▸ **Instructions for the task**: Please output every line of the material as it stands, without the pictures.

** BEGIN **

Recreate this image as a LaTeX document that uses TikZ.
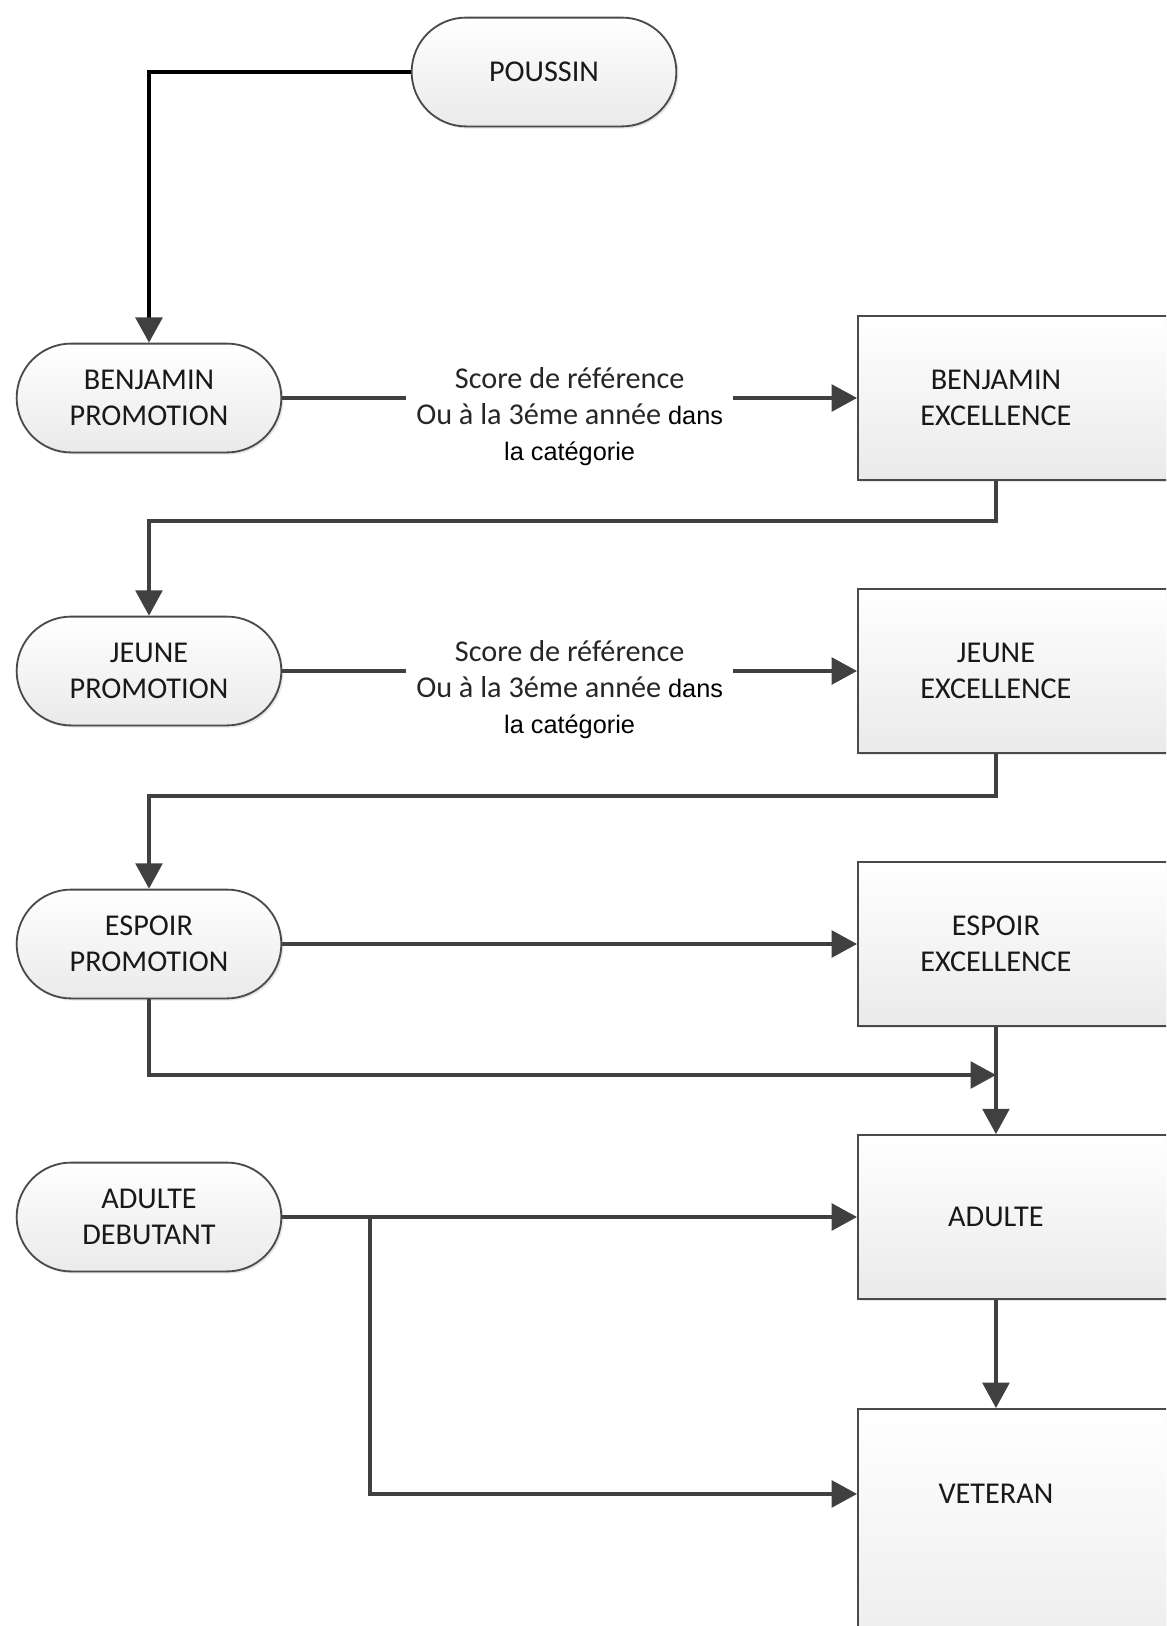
\documentclass[tikz,border=0pt]{standalone}
\usepackage{fontspec}
\setmainfont{Carlito}
\newfontfamily\arialfont{Liberation Sans}
\usepackage{xcolor}
\usepackage{tikz}
\usetikzlibrary{arrows.meta,positioning,shapes.misc,shadows,calc}

\definecolor{linegray}{HTML}{404040}
\definecolor{bordergray}{HTML}{4A4A4A}
\definecolor{fillgray}{HTML}{EAEAEA}
\newcommand{\boxfont}{\fontsize{21.5}{25.6}\selectfont}
\newcommand{\arl}{\arialfont\fontsize{18}{25.6}\selectfont\color{black}}

\tikzset{
  promo/.style={rounded rectangle, draw=bordergray, line width=1.3pt,
    top color=white, bottom color=fillgray, minimum width=6.85cm,
    minimum height=2.72cm, align=center, font=\boxfont, text=black!90,
    drop shadow={shadow xshift=1.5pt, shadow yshift=-1.5pt, opacity=0.2}},
  excel/.style={rectangle, draw=bordergray, line width=1.3pt,
    top color=white, bottom color=fillgray, minimum width=8.5cm,
    minimum height=4.1cm, anchor=west,
    drop shadow={shadow xshift=1.5pt, shadow yshift=-1.5pt, opacity=0.2}},
  exceltext/.style={align=center, font=\boxfont, text=black!90, xshift=-0.8cm},
  conn/.style={draw=linegray, line width=2.4pt, -{Triangle[length=18pt,width=19pt]}},
  lbl/.style={fill=white, align=center, inner xsep=0.25cm, inner ysep=2pt,
    font=\boxfont, text=black!85, yshift=-0.475cm}
}

\begin{document}
\begin{tikzpicture}[x=0.025cm, y=-0.025cm]
  \useasboundingbox (0,0) rectangle (1166,1626);
  \clip (0,0) rectangle (1166,1626); %方框右侧被裁掉
  % 左列
  \node[promo] (pou) at (544,72) {POUSSIN};
  \node[promo] (bp) at (149,398) {BENJAMIN\\PROMOTION};
  \node[promo] (jp) at (149,671) {JEUNE\\PROMOTION};
  \node[promo] (ep) at (149,944) {ESPOIR\\PROMOTION};
  \node[promo] (ad) at (149,1217) {ADULTE\\DEBUTANT};
  % 右列
  \node[excel, label={[exceltext, name=bet]center:BENJAMIN\\EXCELLENCE}] (be) at (857,398) {};
  \node[excel, label={[exceltext, name=jet]center:JEUNE\\EXCELLENCE}] (je) at (857,671) {};
  \node[excel, label={[exceltext, name=eet]center:ESPOIR\\EXCELLENCE}] (ee) at (857,944) {};
  \node[excel, label={[exceltext, name=adut]center:ADULTE}] (adu) at (857,1217) {};
  \node[excel, anchor=north west, minimum height=7cm,
    label={[exceltext, name=vett, yshift=1.375cm]center:VETERAN}] (vet) at (857,1408) {};
  \coordinate (join) at (eet |- 0,1075);
  \coordinate (split) at (370,1217);

  \draw[line width=2.8pt, black, -{Triangle[length=18pt,width=19pt,color=linegray]}] (pou.west) -| (bp.north);
  \draw[conn] (bp.east) -- node[lbl] {Score de référence\\Ou à la 3éme année {\arl dans}\\{\arl la catégorie}} (be.west);
  \draw[conn] (bet |- be.south) -- ++(0,40) -| (jp.north);
  \draw[conn] (jp.east) -- node[lbl] {Score de référence\\Ou à la 3éme année {\arl dans}\\{\arl la catégorie}} (je.west);
  \draw[conn] (jet |- je.south) -- ++(0,42) -| (ep.north);
  \draw[conn] (ep.east) -- (ee.west);
  \draw[conn] (ep.south) |- (join);
  \draw[conn] (eet |- ee.south) -- (adut |- adu.north);
  \draw[conn] (ad.east) -- (adu.west);
  \draw[conn] (split) |- (vet.west |- vett);
  \draw[conn] (adut |- adu.south) -- (vett |- vet.north);
\end{tikzpicture}
\end{document}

** END **

▸ **Exercise output**:
Recreate this image as a LaTeX document that uses TikZ.
\documentclass[tikz,border=0pt]{standalone}
\usepackage{fontspec}
\setmainfont{Carlito}
\newfontfamily\arialfont{Liberation Sans}
\usepackage{xcolor}
\usepackage{tikz}
\usetikzlibrary{arrows.meta,positioning,shapes.misc,shadows,calc}

\definecolor{linegray}{HTML}{404040}
\definecolor{bordergray}{HTML}{4A4A4A}
\definecolor{fillgray}{HTML}{EAEAEA}
\newcommand{\boxfont}{\fontsize{21.5}{25.6}\selectfont}
\newcommand{\arl}{\arialfont\fontsize{18}{25.6}\selectfont\color{black}}

\tikzset{
  promo/.style={rounded rectangle, draw=bordergray, line width=1.3pt,
    top color=white, bottom color=fillgray, minimum width=6.85cm,
    minimum height=2.72cm, align=center, font=\boxfont, text=black!90,
    drop shadow={shadow xshift=1.5pt, shadow yshift=-1.5pt, opacity=0.2}},
  excel/.style={rectangle, draw=bordergray, line width=1.3pt,
    top color=white, bottom color=fillgray, minimum width=8.5cm,
    minimum height=4.1cm, anchor=west,
    drop shadow={shadow xshift=1.5pt, shadow yshift=-1.5pt, opacity=0.2}},
  exceltext/.style={align=center, font=\boxfont, text=black!90, xshift=-0.8cm},
  conn/.style={draw=linegray, line width=2.4pt, -{Triangle[length=18pt,width=19pt]}},
  lbl/.style={fill=white, align=center, inner xsep=0.25cm, inner ysep=2pt,
    font=\boxfont, text=black!85, yshift=-0.475cm}
}

\begin{document}
\begin{tikzpicture}[x=0.025cm, y=-0.025cm]
  \useasboundingbox (0,0) rectangle (1166,1626);
  \clip (0,0) rectangle (1166,1626); %方框右侧被裁掉
  % 左列
  \node[promo] (pou) at (544,72) {POUSSIN};
  \node[promo] (bp) at (149,398) {BENJAMIN\\PROMOTION};
  \node[promo] (jp) at (149,671) {JEUNE\\PROMOTION};
  \node[promo] (ep) at (149,944) {ESPOIR\\PROMOTION};
  \node[promo] (ad) at (149,1217) {ADULTE\\DEBUTANT};
  % 右列
  \node[excel, label={[exceltext, name=bet]center:BENJAMIN\\EXCELLENCE}] (be) at (857,398) {};
  \node[excel, label={[exceltext, name=jet]center:JEUNE\\EXCELLENCE}] (je) at (857,671) {};
  \node[excel, label={[exceltext, name=eet]center:ESPOIR\\EXCELLENCE}] (ee) at (857,944) {};
  \node[excel, label={[exceltext, name=adut]center:ADULTE}] (adu) at (857,1217) {};
  \node[excel, anchor=north west, minimum height=7cm,
    label={[exceltext, name=vett, yshift=1.375cm]center:VETERAN}] (vet) at (857,1408) {};
  \coordinate (join) at (eet |- 0,1075);
  \coordinate (split) at (370,1217);

  \draw[line width=2.8pt, black, -{Triangle[length=18pt,width=19pt,color=linegray]}] (pou.west) -| (bp.north);
  \draw[conn] (bp.east) -- node[lbl] {Score de référence\\Ou à la 3éme année {\arl dans}\\{\arl la catégorie}} (be.west);
  \draw[conn] (bet |- be.south) -- ++(0,40) -| (jp.north);
  \draw[conn] (jp.east) -- node[lbl] {Score de référence\\Ou à la 3éme année {\arl dans}\\{\arl la catégorie}} (je.west);
  \draw[conn] (jet |- je.south) -- ++(0,42) -| (ep.north);
  \draw[conn] (ep.east) -- (ee.west);
  \draw[conn] (ep.south) |- (join);
  \draw[conn] (eet |- ee.south) -- (adut |- adu.north);
  \draw[conn] (ad.east) -- (adu.west);
  \draw[conn] (split) |- (vet.west |- vett);
  \draw[conn] (adut |- adu.south) -- (vett |- vet.north);
\end{tikzpicture}
\end{document}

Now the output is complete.